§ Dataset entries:
◇ ◇ ◇ ◇ ◇ ◇ ◇

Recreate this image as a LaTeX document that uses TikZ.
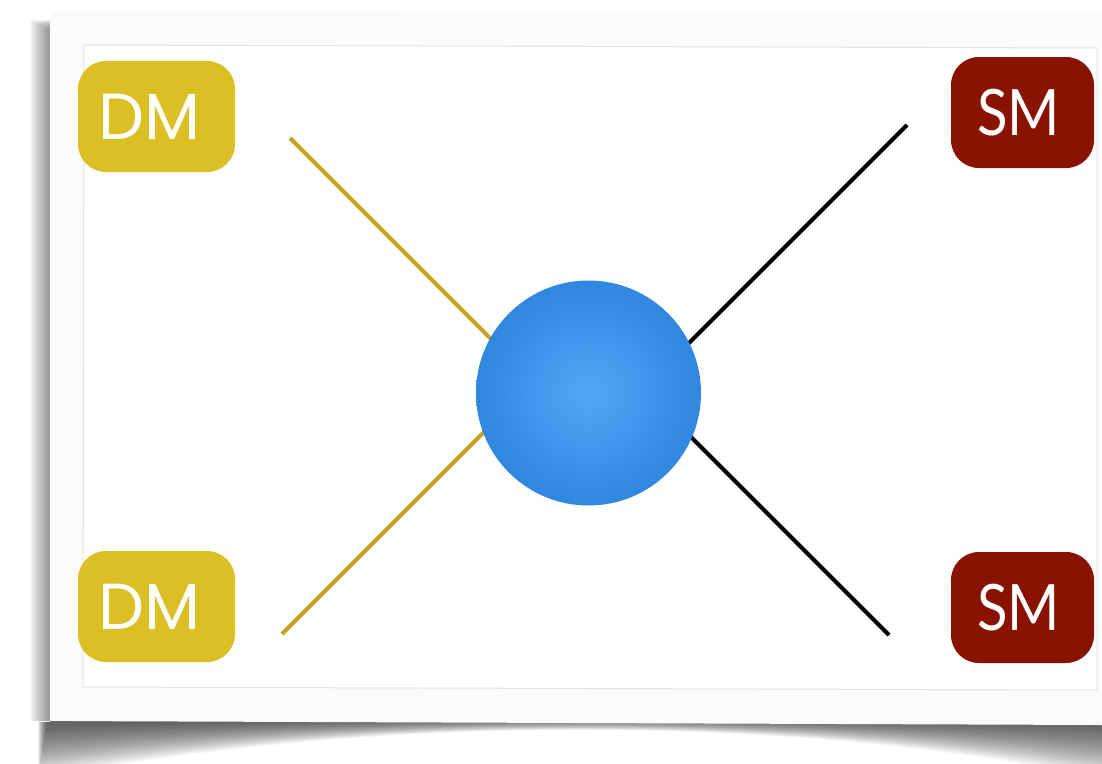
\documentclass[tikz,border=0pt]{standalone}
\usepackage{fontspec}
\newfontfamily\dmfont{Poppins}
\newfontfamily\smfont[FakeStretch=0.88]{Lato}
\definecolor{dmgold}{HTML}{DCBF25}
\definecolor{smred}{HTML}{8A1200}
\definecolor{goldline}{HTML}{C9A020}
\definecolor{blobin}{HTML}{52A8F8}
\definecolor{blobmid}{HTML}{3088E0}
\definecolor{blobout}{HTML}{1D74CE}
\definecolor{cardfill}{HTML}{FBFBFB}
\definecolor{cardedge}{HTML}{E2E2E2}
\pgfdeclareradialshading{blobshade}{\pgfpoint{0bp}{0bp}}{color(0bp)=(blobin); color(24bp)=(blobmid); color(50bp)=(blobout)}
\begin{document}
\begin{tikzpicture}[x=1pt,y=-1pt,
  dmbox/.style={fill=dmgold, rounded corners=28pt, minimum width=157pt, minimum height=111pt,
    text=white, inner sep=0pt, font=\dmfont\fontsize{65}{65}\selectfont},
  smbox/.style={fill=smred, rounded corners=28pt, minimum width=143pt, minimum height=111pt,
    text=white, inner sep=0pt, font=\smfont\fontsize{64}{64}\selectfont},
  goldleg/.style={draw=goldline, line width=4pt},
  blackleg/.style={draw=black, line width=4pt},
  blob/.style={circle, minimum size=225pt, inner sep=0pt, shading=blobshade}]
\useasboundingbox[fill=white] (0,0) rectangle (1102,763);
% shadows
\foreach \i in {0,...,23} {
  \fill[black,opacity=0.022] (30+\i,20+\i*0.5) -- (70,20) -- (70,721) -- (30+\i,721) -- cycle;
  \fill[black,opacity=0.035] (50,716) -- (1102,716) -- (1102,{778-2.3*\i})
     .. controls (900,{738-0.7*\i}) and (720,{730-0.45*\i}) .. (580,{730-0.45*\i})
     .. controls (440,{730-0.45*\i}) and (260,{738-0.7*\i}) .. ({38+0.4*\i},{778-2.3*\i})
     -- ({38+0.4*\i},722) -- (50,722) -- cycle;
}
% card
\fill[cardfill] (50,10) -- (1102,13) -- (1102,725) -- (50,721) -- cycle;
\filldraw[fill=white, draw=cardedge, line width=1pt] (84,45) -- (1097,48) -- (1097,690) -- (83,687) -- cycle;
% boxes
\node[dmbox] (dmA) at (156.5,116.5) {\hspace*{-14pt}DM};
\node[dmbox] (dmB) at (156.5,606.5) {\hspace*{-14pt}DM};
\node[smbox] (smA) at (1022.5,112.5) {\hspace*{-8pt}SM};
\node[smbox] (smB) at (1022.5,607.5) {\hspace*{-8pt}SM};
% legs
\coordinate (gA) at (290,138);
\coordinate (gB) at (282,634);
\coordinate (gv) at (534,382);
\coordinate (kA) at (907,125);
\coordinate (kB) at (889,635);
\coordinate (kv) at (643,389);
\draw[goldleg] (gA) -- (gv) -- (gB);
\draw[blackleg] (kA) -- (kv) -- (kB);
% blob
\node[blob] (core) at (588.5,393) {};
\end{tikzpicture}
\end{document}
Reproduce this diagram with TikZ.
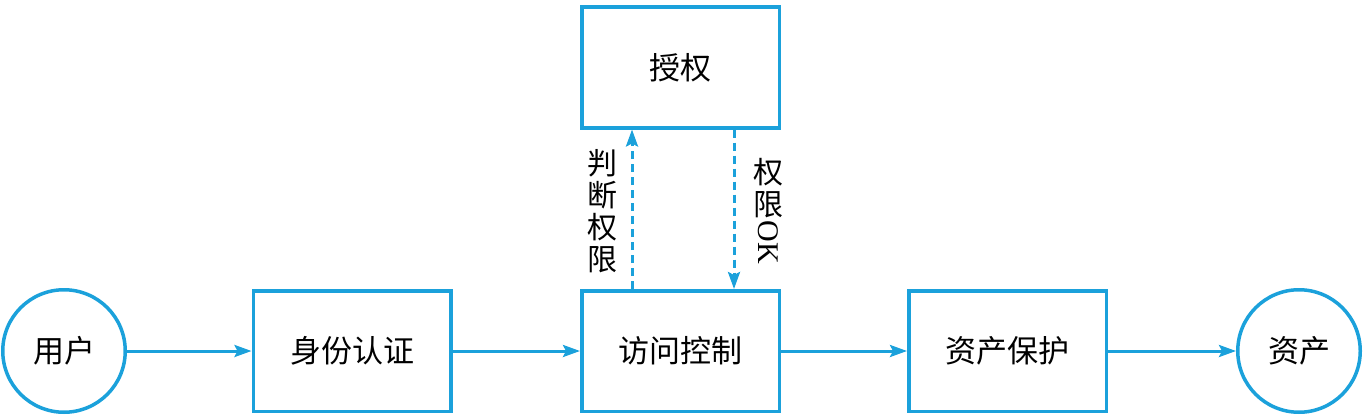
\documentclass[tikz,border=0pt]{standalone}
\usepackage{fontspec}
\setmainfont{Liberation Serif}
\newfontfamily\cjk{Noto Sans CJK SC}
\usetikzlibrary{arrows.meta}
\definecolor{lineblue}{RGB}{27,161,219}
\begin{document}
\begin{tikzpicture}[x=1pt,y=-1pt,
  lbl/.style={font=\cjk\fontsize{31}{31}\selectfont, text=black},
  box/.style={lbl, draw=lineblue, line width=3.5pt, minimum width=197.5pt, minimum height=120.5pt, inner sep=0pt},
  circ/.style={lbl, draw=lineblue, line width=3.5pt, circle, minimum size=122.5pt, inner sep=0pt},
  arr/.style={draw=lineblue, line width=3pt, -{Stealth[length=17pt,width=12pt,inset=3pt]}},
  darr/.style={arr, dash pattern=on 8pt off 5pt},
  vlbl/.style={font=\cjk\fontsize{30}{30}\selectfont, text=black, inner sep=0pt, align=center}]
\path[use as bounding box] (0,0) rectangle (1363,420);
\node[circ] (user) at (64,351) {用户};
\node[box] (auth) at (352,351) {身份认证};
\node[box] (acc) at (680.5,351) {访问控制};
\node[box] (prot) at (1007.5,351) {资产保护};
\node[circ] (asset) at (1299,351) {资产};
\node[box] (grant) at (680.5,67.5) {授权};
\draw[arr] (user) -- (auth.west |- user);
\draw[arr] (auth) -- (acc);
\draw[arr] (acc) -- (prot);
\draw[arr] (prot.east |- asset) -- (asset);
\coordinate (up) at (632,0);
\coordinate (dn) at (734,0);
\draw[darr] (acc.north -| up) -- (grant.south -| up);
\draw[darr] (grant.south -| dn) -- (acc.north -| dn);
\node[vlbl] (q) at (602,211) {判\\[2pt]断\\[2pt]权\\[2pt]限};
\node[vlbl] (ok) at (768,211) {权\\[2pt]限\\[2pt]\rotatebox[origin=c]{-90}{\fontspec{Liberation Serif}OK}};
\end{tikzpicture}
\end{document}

◇ ◇ ◇ ◇ ◇ ◇ ◇

§ OBJECTIVE: Exclude the pictures and transcribe all of the entries exactly.

§ RESULT BELOW:
Recreate this image as a LaTeX document that uses TikZ.
\documentclass[tikz,border=0pt]{standalone}
\usepackage{fontspec}
\newfontfamily\dmfont{Poppins}
\newfontfamily\smfont[FakeStretch=0.88]{Lato}
\definecolor{dmgold}{HTML}{DCBF25}
\definecolor{smred}{HTML}{8A1200}
\definecolor{goldline}{HTML}{C9A020}
\definecolor{blobin}{HTML}{52A8F8}
\definecolor{blobmid}{HTML}{3088E0}
\definecolor{blobout}{HTML}{1D74CE}
\definecolor{cardfill}{HTML}{FBFBFB}
\definecolor{cardedge}{HTML}{E2E2E2}
\pgfdeclareradialshading{blobshade}{\pgfpoint{0bp}{0bp}}{color(0bp)=(blobin); color(24bp)=(blobmid); color(50bp)=(blobout)}
\begin{document}
\begin{tikzpicture}[x=1pt,y=-1pt,
  dmbox/.style={fill=dmgold, rounded corners=28pt, minimum width=157pt, minimum height=111pt,
    text=white, inner sep=0pt, font=\dmfont\fontsize{65}{65}\selectfont},
  smbox/.style={fill=smred, rounded corners=28pt, minimum width=143pt, minimum height=111pt,
    text=white, inner sep=0pt, font=\smfont\fontsize{64}{64}\selectfont},
  goldleg/.style={draw=goldline, line width=4pt},
  blackleg/.style={draw=black, line width=4pt},
  blob/.style={circle, minimum size=225pt, inner sep=0pt, shading=blobshade}]
\useasboundingbox[fill=white] (0,0) rectangle (1102,763);
% shadows
\foreach \i in {0,...,23} {
  \fill[black,opacity=0.022] (30+\i,20+\i*0.5) -- (70,20) -- (70,721) -- (30+\i,721) -- cycle;
  \fill[black,opacity=0.035] (50,716) -- (1102,716) -- (1102,{778-2.3*\i})
     .. controls (900,{738-0.7*\i}) and (720,{730-0.45*\i}) .. (580,{730-0.45*\i})
     .. controls (440,{730-0.45*\i}) and (260,{738-0.7*\i}) .. ({38+0.4*\i},{778-2.3*\i})
     -- ({38+0.4*\i},722) -- (50,722) -- cycle;
}
% card
\fill[cardfill] (50,10) -- (1102,13) -- (1102,725) -- (50,721) -- cycle;
\filldraw[fill=white, draw=cardedge, line width=1pt] (84,45) -- (1097,48) -- (1097,690) -- (83,687) -- cycle;
% boxes
\node[dmbox] (dmA) at (156.5,116.5) {\hspace*{-14pt}DM};
\node[dmbox] (dmB) at (156.5,606.5) {\hspace*{-14pt}DM};
\node[smbox] (smA) at (1022.5,112.5) {\hspace*{-8pt}SM};
\node[smbox] (smB) at (1022.5,607.5) {\hspace*{-8pt}SM};
% legs
\coordinate (gA) at (290,138);
\coordinate (gB) at (282,634);
\coordinate (gv) at (534,382);
\coordinate (kA) at (907,125);
\coordinate (kB) at (889,635);
\coordinate (kv) at (643,389);
\draw[goldleg] (gA) -- (gv) -- (gB);
\draw[blackleg] (kA) -- (kv) -- (kB);
% blob
\node[blob] (core) at (588.5,393) {};
\end{tikzpicture}
\end{document}
Reproduce this diagram with TikZ.
\documentclass[tikz,border=0pt]{standalone}
\usepackage{fontspec}
\setmainfont{Liberation Serif}
\newfontfamily\cjk{Noto Sans CJK SC}
\usetikzlibrary{arrows.meta}
\definecolor{lineblue}{RGB}{27,161,219}
\begin{document}
\begin{tikzpicture}[x=1pt,y=-1pt,
  lbl/.style={font=\cjk\fontsize{31}{31}\selectfont, text=black},
  box/.style={lbl, draw=lineblue, line width=3.5pt, minimum width=197.5pt, minimum height=120.5pt, inner sep=0pt},
  circ/.style={lbl, draw=lineblue, line width=3.5pt, circle, minimum size=122.5pt, inner sep=0pt},
  arr/.style={draw=lineblue, line width=3pt, -{Stealth[length=17pt,width=12pt,inset=3pt]}},
  darr/.style={arr, dash pattern=on 8pt off 5pt},
  vlbl/.style={font=\cjk\fontsize{30}{30}\selectfont, text=black, inner sep=0pt, align=center}]
\path[use as bounding box] (0,0) rectangle (1363,420);
\node[circ] (user) at (64,351) {用户};
\node[box] (auth) at (352,351) {身份认证};
\node[box] (acc) at (680.5,351) {访问控制};
\node[box] (prot) at (1007.5,351) {资产保护};
\node[circ] (asset) at (1299,351) {资产};
\node[box] (grant) at (680.5,67.5) {授权};
\draw[arr] (user) -- (auth.west |- user);
\draw[arr] (auth) -- (acc);
\draw[arr] (acc) -- (prot);
\draw[arr] (prot.east |- asset) -- (asset);
\coordinate (up) at (632,0);
\coordinate (dn) at (734,0);
\draw[darr] (acc.north -| up) -- (grant.south -| up);
\draw[darr] (grant.south -| dn) -- (acc.north -| dn);
\node[vlbl] (q) at (602,211) {判\\[2pt]断\\[2pt]权\\[2pt]限};
\node[vlbl] (ok) at (768,211) {权\\[2pt]限\\[2pt]\rotatebox[origin=c]{-90}{\fontspec{Liberation Serif}OK}};
\end{tikzpicture}
\end{document}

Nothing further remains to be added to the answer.